Dataset rows:
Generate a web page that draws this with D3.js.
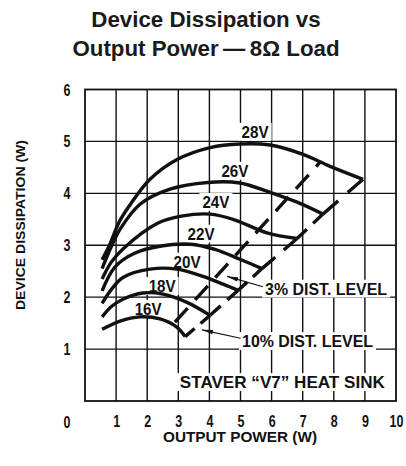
<!DOCTYPE html>
<html>
<head>
<meta charset="utf-8">
<script src="https://cdn.jsdelivr.net/npm/d3@7/dist/d3.min.js"></script>
<style>
  html, body { margin: 0; padding: 0; background: #fff; }
  svg { display: block; }
  .cond { font-family: 'Liberation Sans', Arial, Helvetica, sans-serif; font-weight: bold; fill: #111; }
</style>
</head>
<body>
<svg id="chart" width="406" height="466"></svg>
<script>
// ---------- data ----------
const voltages = ["28V", "26V", "24V", "22V", "20V", "18V", "16V"];
const curve28V = [[0.55,2.72],[0.80,3.02],[1.10,3.45],[1.45,3.78],[2.09,4.27],[2.96,4.65],[4.02,4.88],[4.98,4.95],[5.95,4.93],[7.01,4.75],[7.88,4.52],[8.94,4.27]];
const curve26V = [[0.55,2.55],[0.85,2.98],[1.13,3.31],[1.77,3.79],[2.73,4.08],[3.95,4.21],[4.98,4.20],[5.95,4.02],[6.82,3.83],[7.65,3.60]];
const curve24V = [[0.55,2.35],[0.85,2.68],[1.22,2.93],[2.32,3.42],[3.10,3.56],[4.02,3.60],[4.76,3.50],[5.85,3.24],[6.82,3.13]];
const curve22V = [[0.55,2.12],[0.96,2.58],[1.61,2.85],[2.41,2.98],[3.38,3.02],[4.18,2.92],[4.98,2.73],[5.69,2.55]];
const curve20V = [[0.55,1.88],[0.85,2.15],[1.22,2.38],[2.09,2.54],[2.96,2.54],[3.79,2.40],[4.44,2.25],[4.92,2.13]];
const curve18V = [[0.55,1.62],[0.85,1.82],[1.22,1.96],[1.86,2.08],[2.51,2.06],[3.28,1.90],[4.02,1.65]];
const curve16V = [[0.55,1.38],[1.13,1.54],[1.77,1.62],[2.41,1.58],[2.96,1.42],[3.22,1.24]];
const curves = [curve28V, curve26V, curve24V, curve22V, curve20V, curve18V, curve16V];
// label anchors (power W, dissipation W) — baseline centre
const voltageLabelAt = [[5.47,5.07],[4.82,4.32],[4.21,3.72],[3.73,3.11],[3.28,2.57],[2.48,2.10],[2.03,1.66]];
const dist3Line = [[7.56,4.60],[2.80,1.46]];
const xTickValues = [1,2,3,4,5,6,7,8,9,10];
const xTickLabels = ["1","2","3","4","5","6","7","8","9","10"];
const yTickValues = [1,2,3,4,5,6];
const yTickLabels = ["1","2","3","4","5","6"];
const originLabel = "0";
const titleLines = ["Device Dissipation vs", "Output Power\u2009\u2014\u20098\u03A9 Load"];
const xTitle = "OUTPUT POWER (W)";
const yTitle = "DEVICE DISSIPATION (W)";
const notes = [
  {text: "3% DIST. LEVEL", at: [5.79, 2.05], len: 122, arrowFrom: [5.72, 2.20], arrowTo: [4.57, 2.40]},
  {text: "10% DIST. LEVEL", at: [5.05, 1.04], len: 131, arrowFrom: [5.00, 1.21], arrowTo: [3.76, 1.37]},
  {text: "STAVER \u201CV7\u201D HEAT SINK", at: [3.05, 0.25], len: 205}
];

// ---------- layout ----------
const svg = d3.select("#chart");
const x = d3.scaleLinear().domain([0, 10]).range([85, 396]);
const y = d3.scaleLinear().domain([0, 6]).range([401, 89.5]);

// title
svg.append("g").selectAll("text").data(titleLines).join("text")
  .attr("x", 206).attr("y", (d, i) => 27 + i * 28.5)
  .attr("text-anchor", "middle")
  .style("font-family", "'Liberation Sans', Arial, Helvetica, sans-serif")
  .style("font-weight", "bold").style("font-size", "22.3px").style("fill", "#1a1a1a")
  .text(d => d);

// axes tick labels via d3 axes (domain/ticks hidden)
const xAxis = d3.axisBottom(x).tickValues(xTickValues).tickFormat((d, i) => xTickLabels[i]).tickSize(0).tickPadding(0);
const gx = svg.append("g").attr("transform", "translate(0,427)").call(xAxis);
const yAxis = d3.axisLeft(y).tickValues(yTickValues).tickFormat((d, i) => yTickLabels[i]).tickSize(0).tickPadding(0);
const gy = svg.append("g").attr("transform", "translate(67,0)").call(yAxis);
[gx, gy].forEach(g => {
  g.select(".domain").remove();
  g.selectAll(".tick line").remove();
  g.selectAll("text").attr("class", "cond").style("font-size", "16px").attr("fill", "#111")
    .attr("text-anchor", "middle").attr("x", 0).attr("dy", null).attr("y", 0)
    .attr("transform", "scale(0.78,1)");
});
gy.selectAll("text").attr("y", 5.5);
svg.append("text").attr("class", "cond").attr("text-anchor", "middle")
  .attr("transform", "translate(67,427.5) scale(0.78,1)")
  .style("font-size", "16px").text(originLabel);

// axis titles
svg.append("text").attr("class", "cond").attr("x", 240).attr("y", 442)
  .attr("text-anchor", "middle").style("font-size", "14px")
  .attr("textLength", 154).attr("lengthAdjust", "spacingAndGlyphs").text(xTitle);
svg.append("text").attr("class", "cond")
  .attr("transform", "translate(25,225) rotate(-90)")
  .attr("text-anchor", "middle").style("font-size", "13.5px")
  .attr("textLength", 170).attr("lengthAdjust", "spacingAndGlyphs").text(yTitle);

// grid as one path, plus the frame
const gridPath = d3.path();
xTickValues.slice(0, -1).forEach(v => { gridPath.moveTo(x(v), y(6)); gridPath.lineTo(x(v), y(0)); });
yTickValues.slice(0, -1).forEach(v => { gridPath.moveTo(x(0), y(v)); gridPath.lineTo(x(10), y(v)); });
svg.append("path").attr("class", "grid").attr("d", gridPath.toString())
  .attr("fill", "none").attr("stroke", "#111").attr("stroke-width", 1.4);
svg.append("rect").attr("x", x(0)).attr("y", y(6)).attr("width", x(10) - x(0)).attr("height", y(0) - y(6))
  .attr("fill", "none").attr("stroke", "#111").attr("stroke-width", 1.8);

// labels with white backgrounds (box sized from the fixed text length)
function boxedText(g, px, py, str, size, len, anchor) {
  const left = anchor === "middle" ? px - len / 2 : px;
  const cap = size * 0.72;
  g.append("rect").attr("x", left - 3).attr("y", py - cap - 3)
    .attr("width", len + 6).attr("height", cap + 6).attr("fill", "#fff");
  g.append("text").attr("class", "cond").attr("x", px).attr("y", py)
    .attr("text-anchor", anchor).style("font-size", size + "px")
    .attr("textLength", len).attr("lengthAdjust", "spacingAndGlyphs").text(str);
}
const labels = svg.append("g");
voltages.forEach((v, i) => {
  boxedText(labels.append("g"), x(voltageLabelAt[i][0]), y(voltageLabelAt[i][1]), v, 16.5, 27, "middle");
});
notes.forEach(n => {
  boxedText(labels.append("g"), x(n.at[0]), y(n.at[1]), n.text, 16.5, n.len, "start");
});

// curves
const curveGen = d3.line().x(d => x(d[0])).y(d => y(d[1])).curve(d3.curveCatmullRom.alpha(0.5));
svg.append("g").selectAll("path").data(curves).join("path")
  .attr("d", curveGen).attr("fill", "none").attr("stroke", "#111")
  .attr("stroke-width", 3.4).attr("stroke-linejoin", "miter").attr("stroke-linecap", "butt");

// 10% distortion line: joins curve end points, dash - gap - dash between each pair
const ends = curves.map(c => c[c.length - 1]);
const tenG = svg.append("g");
for (let i = 0; i < ends.length - 1; i++) {
  const a = ends[i], b = ends[i + 1];
  const L = Math.hypot(x(a[0]) - x(b[0]), y(a[1]) - y(b[1]));
  tenG.append("line")
    .attr("x1", x(a[0])).attr("y1", y(a[1])).attr("x2", x(b[0])).attr("y2", y(b[1]))
    .attr("stroke", "#111").attr("stroke-width", 3.4)
    .attr("stroke-dasharray", `${L * 0.38} ${L * 0.24} ${L * 0.38}`);
}

// 3% distortion line
svg.append("line")
  .attr("x1", x(dist3Line[0][0])).attr("y1", y(dist3Line[0][1]))
  .attr("x2", x(dist3Line[1][0])).attr("y2", y(dist3Line[1][1]))
  .attr("stroke", "#111").attr("stroke-width", 3.4)
  .attr("stroke-dasharray", "19 11").attr("stroke-dashoffset", 13);

// leader arrows
notes.filter(n => n.arrowFrom).forEach(n => {
  const x1 = x(n.arrowFrom[0]), y1 = y(n.arrowFrom[1]);
  const x2 = x(n.arrowTo[0]), y2 = y(n.arrowTo[1]);
  const ang = Math.atan2(y2 - y1, x2 - x1);
  svg.append("line").attr("x1", x1).attr("y1", y1).attr("x2", x2).attr("y2", y2)
    .attr("stroke", "#111").attr("stroke-width", 1.1);
  const hl = 11, hw = 2.2;
  const bx = x2 - hl * Math.cos(ang), by = y2 - hl * Math.sin(ang);
  const pts = [[x2, y2], [bx + hw * Math.sin(ang), by - hw * Math.cos(ang)], [bx - hw * Math.sin(ang), by + hw * Math.cos(ang)]];
  svg.append("path").attr("d", "M" + pts.map(p => p.join(",")).join("L") + "Z").attr("fill", "#111");
});
</script>
</body>
</html>
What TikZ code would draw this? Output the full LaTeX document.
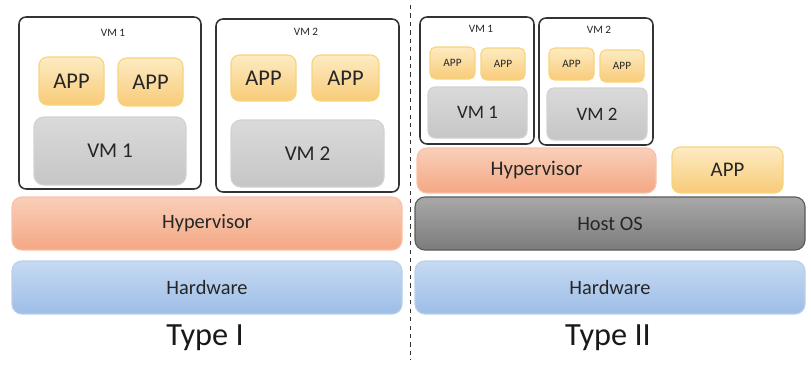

Task objective: Scan the listing above for the word "with" and show each line where it is found.

Full response:
Generate a web page that draws this with D3.js.
// labels with white backgrounds (box sized from the fixed text length)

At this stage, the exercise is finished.